American medical professional

Richard Marfuggi is an American physician, plastic surgeon, and expert witness. He is primarily known for his expertise in the field of plastic surgery, and is a board-certified plastic surgeon. He has been featured in publications like Marie Claire, The Advocate, Cosmopolitan, and Men's Health.

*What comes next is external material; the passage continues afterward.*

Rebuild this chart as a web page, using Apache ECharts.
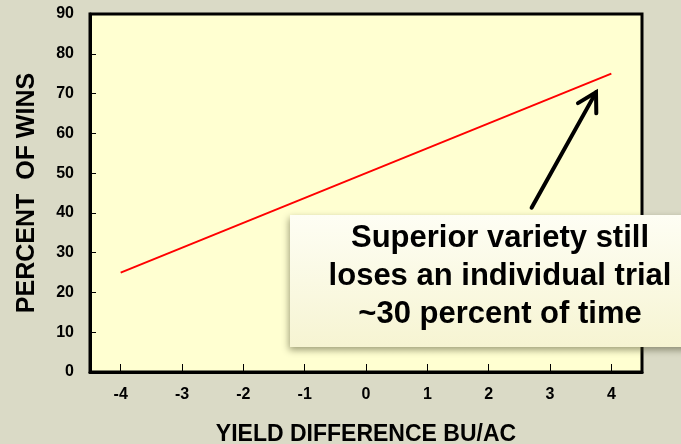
<!DOCTYPE html>
<html>
<head>
<meta charset="utf-8">
<script src="https://cdn.jsdelivr.net/npm/echarts@6/dist/echarts.min.js"></script>
<style>
html,body{margin:0;padding:0;background:#dadac6;}
#chart{width:681px;height:444px;}
</style>
</head>
<body>
<div id="chart"></div>
<script>
// Data
const xTicks = [-4, -3, -2, -1, 0, 1, 2, 3, 4];
const lineX = [-4, 4];
const lineY = [25, 75];
const arrowFrom = [2.7, 41.3];
const arrowTo = [3.75, 70.3];
const noteLines = ['Superior variety still', 'loses an individual trial', '~30 percent of time'];
const xName = 'YIELD DIFFERENCE BU/AC';
const yName = 'PERCENT  OF WINS';

const FONT = '"Liberation Sans", Arial, sans-serif';
const chart = echarts.init(document.getElementById('chart'), null, {renderer: 'canvas'});

const option = {
  backgroundColor: '#dadac6',
  animation: false,
  grid: {
    left: 90, right: 39, top: 14, bottom: 72,
    outerBoundsMode: 'none', containLabel: false,
    show: true, backgroundColor: '#ffffd1', borderColor: '#000', borderWidth: 3
  },
  xAxis: {
    type: 'value', min: -4.5, max: 4.5,
    name: xName, nameLocation: 'middle', nameGap: 51,
    nameTextStyle: {fontFamily: FONT, fontWeight: 'bold', fontSize: 23, color: '#000'},
    axisLine: {show: true, onZero: false, lineStyle: {color: '#000', width: 3}},
    axisTick: {show: true, inside: true, length: 8, customValues: xTicks, lineStyle: {color: '#000', width: 1}},
    axisLabel: {customValues: xTicks, margin: 15, fontFamily: FONT, fontWeight: 'bold', fontSize: 16, color: '#000'},
    splitLine: {show: false}
  },
  yAxis: {
    type: 'value', min: 0, max: 90, interval: 10,
    name: yName, nameLocation: 'middle', nameGap: 50, nameRotate: 90,
    nameTextStyle: {fontFamily: FONT, fontWeight: 'bold', fontSize: 25, color: '#000'},
    axisLine: {show: true, onZero: false, lineStyle: {color: '#000', width: 3}},
    axisTick: {show: true, inside: true, length: 6, lineStyle: {color: '#000', width: 1}},
    axisLabel: {margin: 16, fontFamily: FONT, fontWeight: 'bold', fontSize: 16, color: '#000'},
    splitLine: {show: false}
  },
  series: [{
    type: 'line',
    data: lineX.map((x, i) => [x, lineY[i]]),
    symbol: 'none',
    lineStyle: {color: '#ff0000', width: 2},
    z: 3
  }]
};
chart.setOption(option);

const p0 = chart.convertToPixel({gridIndex: 0}, arrowFrom);
const p1 = chart.convertToPixel({gridIndex: 0}, arrowTo);
const dx = p0[0] - p1[0], dy = p0[1] - p1[1];
const len = Math.hypot(dx, dy);
const ux = dx / len, uy = dy / len;
const armLen = 21, ang = Math.PI / 6;
function rot(x, y, a) { return [x * Math.cos(a) - y * Math.sin(a), x * Math.sin(a) + y * Math.cos(a)]; }
const a1 = rot(ux, uy, ang), a2 = rot(ux, uy, -ang);

chart.setOption({
  graphic: [
    {
      type: 'polyline', z: 100,
      shape: {points: [p0, p1]},
      style: {stroke: '#000', lineWidth: 4, lineCap: 'round', fill: null}
    },
    {
      type: 'polyline', z: 100,
      shape: {points: [[p1[0] + a1[0] * armLen, p1[1] + a1[1] * armLen], p1, [p1[0] + a2[0] * armLen, p1[1] + a2[1] * armLen]]},
      style: {stroke: '#000', lineWidth: 4, lineCap: 'round', lineJoin: 'miter', fill: null}
    },
    {
      type: 'rect', z: 100,
      shape: {x: 290, y: 215, width: 425, height: 132},
      style: {
        fill: new echarts.graphic.LinearGradient(0, 0, 0, 1, [
          {offset: 0, color: '#fefef4'},
          {offset: 1, color: '#f6f4d2'}
        ]),
        shadowBlur: 7, shadowColor: 'rgba(60,60,30,0.5)', shadowOffsetX: -1, shadowOffsetY: 3
      }
    },
    {
      type: 'text', z: 101,
      x: 500, y: 276,
      style: {
        text: noteLines.join('\n'),
        align: 'center', verticalAlign: 'middle',
        font: 'bold 31px ' + FONT, lineHeight: 38, fill: '#000'
      }
    }
  ]
});
</script>
</body>
</html>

He has also provided insight on The Early Show on CBS. Marfuggi is the first medical doctor to hold a doctorate in medical humanities and is the academic director for the National Student Leadership Conference's Medicine & Health Care Program.

==Education==
Marfuggi graduated from the College of the Holy Cross with a B.A. with honors in 1972. He then earned his Doctor of Medicine (M.D.) from the University of Vermont College of Medicine in 1976. He completed his medical residency at the University of Pittsburgh School of Medicine, Eastern Virginia Graduate School of Medicine, and the Institute of Reconstructive Plastic Surgery at New York University.

In the early 2000s, Marfuggi earned a master's degree and a doctorate in medical humanities from Drew University, becoming the first medical doctor to earn a doctorate in the field.

==Career==
Marfuggi opened his plastic surgery practice in 1983 in New Jersey and he is currently affiliated with the Morristown Medical Center. One of his first high-profile patients was Marla Hanson, a model who had been the victim of an assault that left scars on her face. In 1998, Marfuggi wrote Plastic Surgery: What You Need to Know-Before, During, and After, a book that details the benefits, risks, and effects of a wide range of plastic surgery procedures. The book discusses topics like breast augmentation, liposuction, recovery tips, and other plastic surgery concepts. Dr. Marfuggi is a member in good standing of the American Board of Plastic Surgery.

After the release of his book, Marfuggi was asked to contribute to a wide array of magazine articles, books, and television programs. In May 2002, he was featured in a piece on CBS' The Early Show called "Mirror Mirror" reported by Julie Chen. In the piece, Marfuggi discussed the aftermath of plastic surgery mishaps and what people should do in the event that they are unhappy with their results. Marfuggi also became an expert witness, often for cases that involved potentially botched plastic surgeries. In 2010, Marfuggi was sued by fellow plastic surgeon Dr. Robert Cattani who contended that Marfuggi's expert testimony in three separate lawsuits against him was defamation. The court threw out Cattani's suit indicating that Marfuggi was immune to litigation for his testimony and that Marfuggi had also told the truth during that testimony. Cattani and his attorney were fined and sanctioned by the court for filing the case, and Cattani would eventually have his medical license revoked.

Over the course of his career, Marfuggi has been a professor and lecturer at institutions like Centenary College of New Jersey, the Drew University Caspersen School of Graduate Studies, and the National Student Leadership Conference. He is currently a board member for Lighthouse Guild International and is the academic director for the National Student Leadership Conference's Medicine & Health Care Program. He also serves on the New Jersey State Medical Society's Biomedical Ethics Committee and is a supernumerary actor at the Metropolitan Opera.